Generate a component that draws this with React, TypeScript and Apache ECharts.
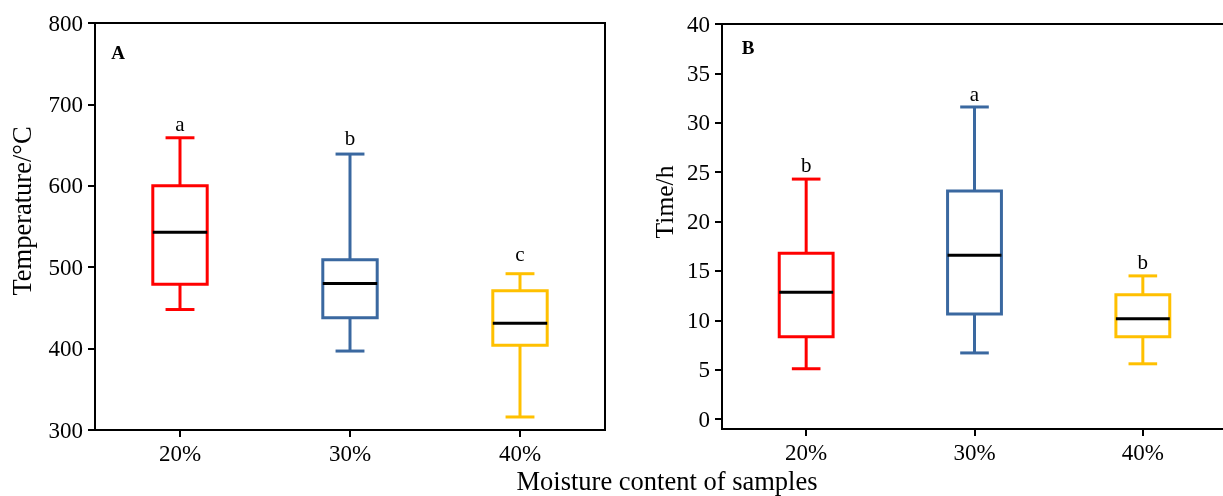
import React, { useEffect, useRef } from "react";
import * as echarts from "echarts";

const categories = ["20%", "30%", "40%"];
const colors = ["#FF0000", "#3A68A0", "#FFC000"];

// Panel A: temperature (°C) — [low, Q1, median, Q3, high]
const tempLow = [448, 397, 316];
const tempQ1 = [479, 438, 404];
const tempMedian = [543, 480, 431];
const tempQ3 = [600, 509, 471];
const tempHigh = [659, 639, 492];
const tempLetters = ["a", "b", "c"];
const tempLetterY = [676, 659, 516];

// Panel B: time (h)
const timeLow = [5.1, 6.7, 5.6];
const timeQ1 = [8.35, 10.65, 8.35];
const timeMedian = [12.85, 16.6, 10.15];
const timeQ3 = [16.8, 23.1, 12.6];
const timeHigh = [24.3, 31.6, 14.5];
const timeLetters = ["b", "a", "b"];
const timeLetterY = [25.7, 32.9, 15.9];

const tempTicks = [300, 400, 500, 600, 700, 800];
const timeTicks = [0, 5, 10, 15, 20, 25, 30, 35, 40];

const FONT = "'Liberation Serif', 'Times New Roman', serif";

function buildData(low: number[], q1: number[], med: number[], q3: number[], high: number[], ly: number[]) {
  return categories.map((_, i) => [i, low[i], q1[i], med[i], q3[i], high[i], ly[i]]);
}

function makeRender(letters: string[]) {
  return (params: any, api: any) => {
    const i = api.value(0);
    const band = api.size([1, 0])[0];
    const boxW = band * 0.32;
    const capW = band * 0.17;
    const pLow = api.coord([i, api.value(1)]);
    const pQ1 = api.coord([i, api.value(2)]);
    const pMed = api.coord([i, api.value(3)]);
    const pQ3 = api.coord([i, api.value(4)]);
    const pHigh = api.coord([i, api.value(5)]);
    const pLet = api.coord([i, api.value(6)]);
    const cx = pMed[0];
    const color = colors[i];
    const ls = { stroke: color, lineWidth: 3, fill: "none" };
    return {
      type: "group",
      children: [
        { type: "line", shape: { x1: cx, y1: pHigh[1], x2: cx, y2: pQ3[1] }, style: ls },
        { type: "line", shape: { x1: cx, y1: pQ1[1], x2: cx, y2: pLow[1] }, style: ls },
        { type: "line", shape: { x1: cx - capW / 2, y1: pHigh[1], x2: cx + capW / 2, y2: pHigh[1] }, style: ls },
        { type: "line", shape: { x1: cx - capW / 2, y1: pLow[1], x2: cx + capW / 2, y2: pLow[1] }, style: ls },
        {
          type: "rect",
          shape: { x: cx - boxW / 2, y: pQ3[1], width: boxW, height: pQ1[1] - pQ3[1] },
          style: { stroke: color, lineWidth: 3, fill: "#ffffff" },
        },
        {
          type: "line",
          shape: { x1: cx - boxW / 2, y1: pMed[1], x2: cx + boxW / 2, y2: pMed[1] },
          style: { stroke: "#000000", lineWidth: 3 },
        },
        {
          type: "text",
          x: cx,
          y: pLet[1],
          style: {
            text: letters[i],
            fill: "#000",
            font: `21px ${FONT}`,
            align: "center",
            verticalAlign: "middle",
          },
        },
      ],
    };
  };
}

export default function App() {
  const ref = useRef<HTMLDivElement>(null);
  useEffect(() => {
    const chart = echarts.init(ref.current!, null, { renderer: "svg" });
    const axisLabel = { color: "#000", fontFamily: FONT, fontSize: 23 };
    const xAxisCommon = {
      type: "category" as const,
      data: categories,
      axisLine: { show: true, onZero: false, lineStyle: { color: "#000", width: 2 } },
      axisTick: { show: true, alignWithLabel: true, length: 7, lineStyle: { color: "#000", width: 2 } },
      axisLabel: { ...axisLabel, margin: 12 },
      splitLine: { show: false },
    };
    chart.setOption({
      animation: false,
      grid: [
        { left: 95, top: 23, width: 510, height: 407, show: true, borderColor: "#000", borderWidth: 2, containLabel: false },
        { left: 722, top: 24, width: 505, height: 405, show: true, borderColor: "#000", borderWidth: 2, containLabel: false },
      ],
      xAxis: [
        { ...xAxisCommon, gridIndex: 0 },
        { ...xAxisCommon, gridIndex: 1 },
      ],
      yAxis: [
        {
          type: "value",
          gridIndex: 0,
          min: 300,
          max: 800,
          interval: 100,
          axisLine: { show: true, lineStyle: { color: "#000", width: 2 } },
          axisTick: { show: true, length: 7, lineStyle: { color: "#000", width: 2 } },
          axisLabel: { ...axisLabel, margin: 12, customValues: tempTicks },
          splitLine: { show: false },
        },
        {
          type: "value",
          gridIndex: 1,
          min: -1,
          max: 40,
          axisLine: { show: true, onZero: false, lineStyle: { color: "#000", width: 2 } },
          axisTick: { show: true, length: 7, lineStyle: { color: "#000", width: 2 }, customValues: timeTicks },
          axisLabel: { ...axisLabel, margin: 12, customValues: timeTicks },
          splitLine: { show: false },
        },
      ],
      series: [
        {
          type: "custom",
          xAxisIndex: 0,
          yAxisIndex: 0,
          renderItem: makeRender(tempLetters),
          data: buildData(tempLow, tempQ1, tempMedian, tempQ3, tempHigh, tempLetterY),
          encode: { x: 0, y: [1, 2, 3, 4, 5, 6] },
        },
        {
          type: "custom",
          xAxisIndex: 1,
          yAxisIndex: 1,
          renderItem: makeRender(timeLetters),
          data: buildData(timeLow, timeQ1, timeMedian, timeQ3, timeHigh, timeLetterY),
          encode: { x: 0, y: [1, 2, 3, 4, 5, 6] },
        },
      ],
      graphic: [
        {
          type: "text",
          x: 22,
          y: 211,
          rotation: Math.PI / 2,
          style: { text: "Temperature/°C", font: `26.5px ${FONT}`, fill: "#000", align: "center", verticalAlign: "middle" },
        },
        {
          type: "text",
          x: 664,
          y: 202,
          rotation: Math.PI / 2,
          style: { text: "Time/h", font: `25.5px ${FONT}`, fill: "#000", align: "center", verticalAlign: "middle" },
        },
        {
          type: "text",
          x: 667,
          y: 481,
          style: { text: "Moisture content of samples", font: `26.5px ${FONT}`, fill: "#000", align: "center", verticalAlign: "middle" },
        },
        {
          type: "text",
          x: 118,
          y: 52,
          style: { text: "A", font: `bold 19px ${FONT}`, fill: "#000", align: "center", verticalAlign: "middle" },
        },
        {
          type: "text",
          x: 748,
          y: 47,
          style: { text: "B", font: `bold 19px ${FONT}`, fill: "#000", align: "center", verticalAlign: "middle" },
        },
      ],
    });
    return () => chart.dispose();
  }, []);
  return <div ref={ref} style={{ width: 1245, height: 496, position: "fixed", left: 0, top: 0 }} />;
}
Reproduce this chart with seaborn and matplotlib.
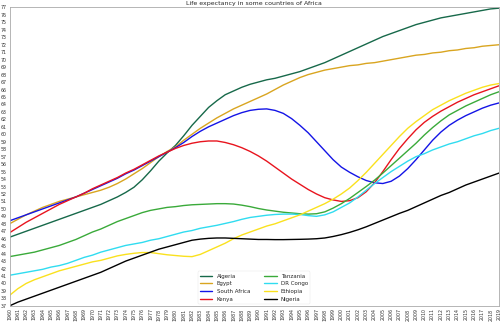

Requirement →
All records above are to be printed exactly, minus the pictures they contain.

Task response →
Generate a component that draws this with React, TypeScript and Apache ECharts.
import React, { useEffect, useRef } from "react";
import * as echarts from "echarts";

const categories = ["20%", "30%", "40%"];
const colors = ["#FF0000", "#3A68A0", "#FFC000"];

// Panel A: temperature (°C) — [low, Q1, median, Q3, high]
const tempLow = [448, 397, 316];
const tempQ1 = [479, 438, 404];
const tempMedian = [543, 480, 431];
const tempQ3 = [600, 509, 471];
const tempHigh = [659, 639, 492];
const tempLetters = ["a", "b", "c"];
const tempLetterY = [676, 659, 516];

// Panel B: time (h)
const timeLow = [5.1, 6.7, 5.6];
const timeQ1 = [8.35, 10.65, 8.35];
const timeMedian = [12.85, 16.6, 10.15];
const timeQ3 = [16.8, 23.1, 12.6];
const timeHigh = [24.3, 31.6, 14.5];
const timeLetters = ["b", "a", "b"];
const timeLetterY = [25.7, 32.9, 15.9];

const tempTicks = [300, 400, 500, 600, 700, 800];
const timeTicks = [0, 5, 10, 15, 20, 25, 30, 35, 40];

const FONT = "'Liberation Serif', 'Times New Roman', serif";

function buildData(low: number[], q1: number[], med: number[], q3: number[], high: number[], ly: number[]) {
  return categories.map((_, i) => [i, low[i], q1[i], med[i], q3[i], high[i], ly[i]]);
}

function makeRender(letters: string[]) {
  return (params: any, api: any) => {
    const i = api.value(0);
    const band = api.size([1, 0])[0];
    const boxW = band * 0.32;
    const capW = band * 0.17;
    const pLow = api.coord([i, api.value(1)]);
    const pQ1 = api.coord([i, api.value(2)]);
    const pMed = api.coord([i, api.value(3)]);
    const pQ3 = api.coord([i, api.value(4)]);
    const pHigh = api.coord([i, api.value(5)]);
    const pLet = api.coord([i, api.value(6)]);
    const cx = pMed[0];
    const color = colors[i];
    const ls = { stroke: color, lineWidth: 3, fill: "none" };
    return {
      type: "group",
      children: [
        { type: "line", shape: { x1: cx, y1: pHigh[1], x2: cx, y2: pQ3[1] }, style: ls },
        { type: "line", shape: { x1: cx, y1: pQ1[1], x2: cx, y2: pLow[1] }, style: ls },
        { type: "line", shape: { x1: cx - capW / 2, y1: pHigh[1], x2: cx + capW / 2, y2: pHigh[1] }, style: ls },
        { type: "line", shape: { x1: cx - capW / 2, y1: pLow[1], x2: cx + capW / 2, y2: pLow[1] }, style: ls },
        {
          type: "rect",
          shape: { x: cx - boxW / 2, y: pQ3[1], width: boxW, height: pQ1[1] - pQ3[1] },
          style: { stroke: color, lineWidth: 3, fill: "#ffffff" },
        },
        {
          type: "line",
          shape: { x1: cx - boxW / 2, y1: pMed[1], x2: cx + boxW / 2, y2: pMed[1] },
          style: { stroke: "#000000", lineWidth: 3 },
        },
        {
          type: "text",
          x: cx,
          y: pLet[1],
          style: {
            text: letters[i],
            fill: "#000",
            font: `21px ${FONT}`,
            align: "center",
            verticalAlign: "middle",
          },
        },
      ],
    };
  };
}

export default function App() {
  const ref = useRef<HTMLDivElement>(null);
  useEffect(() => {
    const chart = echarts.init(ref.current!, null, { renderer: "svg" });
    const axisLabel = { color: "#000", fontFamily: FONT, fontSize: 23 };
    const xAxisCommon = {
      type: "category" as const,
      data: categories,
      axisLine: { show: true, onZero: false, lineStyle: { color: "#000", width: 2 } },
      axisTick: { show: true, alignWithLabel: true, length: 7, lineStyle: { color: "#000", width: 2 } },
      axisLabel: { ...axisLabel, margin: 12 },
      splitLine: { show: false },
    };
    chart.setOption({
      animation: false,
      grid: [
        { left: 95, top: 23, width: 510, height: 407, show: true, borderColor: "#000", borderWidth: 2, containLabel: false },
        { left: 722, top: 24, width: 505, height: 405, show: true, borderColor: "#000", borderWidth: 2, containLabel: false },
      ],
      xAxis: [
        { ...xAxisCommon, gridIndex: 0 },
        { ...xAxisCommon, gridIndex: 1 },
      ],
      yAxis: [
        {
          type: "value",
          gridIndex: 0,
          min: 300,
          max: 800,
          interval: 100,
          axisLine: { show: true, lineStyle: { color: "#000", width: 2 } },
          axisTick: { show: true, length: 7, lineStyle: { color: "#000", width: 2 } },
          axisLabel: { ...axisLabel, margin: 12, customValues: tempTicks },
          splitLine: { show: false },
        },
        {
          type: "value",
          gridIndex: 1,
          min: -1,
          max: 40,
          axisLine: { show: true, onZero: false, lineStyle: { color: "#000", width: 2 } },
          axisTick: { show: true, length: 7, lineStyle: { color: "#000", width: 2 }, customValues: timeTicks },
          axisLabel: { ...axisLabel, margin: 12, customValues: timeTicks },
          splitLine: { show: false },
        },
      ],
      series: [
        {
          type: "custom",
          xAxisIndex: 0,
          yAxisIndex: 0,
          renderItem: makeRender(tempLetters),
          data: buildData(tempLow, tempQ1, tempMedian, tempQ3, tempHigh, tempLetterY),
          encode: { x: 0, y: [1, 2, 3, 4, 5, 6] },
        },
        {
          type: "custom",
          xAxisIndex: 1,
          yAxisIndex: 1,
          renderItem: makeRender(timeLetters),
          data: buildData(timeLow, timeQ1, timeMedian, timeQ3, timeHigh, timeLetterY),
          encode: { x: 0, y: [1, 2, 3, 4, 5, 6] },
        },
      ],
      graphic: [
        {
          type: "text",
          x: 22,
          y: 211,
          rotation: Math.PI / 2,
          style: { text: "Temperature/°C", font: `26.5px ${FONT}`, fill: "#000", align: "center", verticalAlign: "middle" },
        },
        {
          type: "text",
          x: 664,
          y: 202,
          rotation: Math.PI / 2,
          style: { text: "Time/h", font: `25.5px ${FONT}`, fill: "#000", align: "center", verticalAlign: "middle" },
        },
        {
          type: "text",
          x: 667,
          y: 481,
          style: { text: "Moisture content of samples", font: `26.5px ${FONT}`, fill: "#000", align: "center", verticalAlign: "middle" },
        },
        {
          type: "text",
          x: 118,
          y: 52,
          style: { text: "A", font: `bold 19px ${FONT}`, fill: "#000", align: "center", verticalAlign: "middle" },
        },
        {
          type: "text",
          x: 748,
          y: 47,
          style: { text: "B", font: `bold 19px ${FONT}`, fill: "#000", align: "center", verticalAlign: "middle" },
        },
      ],
    });
    return () => chart.dispose();
  }, []);
  return <div ref={ref} style={{ width: 1245, height: 496, position: "fixed", left: 0, top: 0 }} />;
}
Reproduce this chart with seaborn and matplotlib.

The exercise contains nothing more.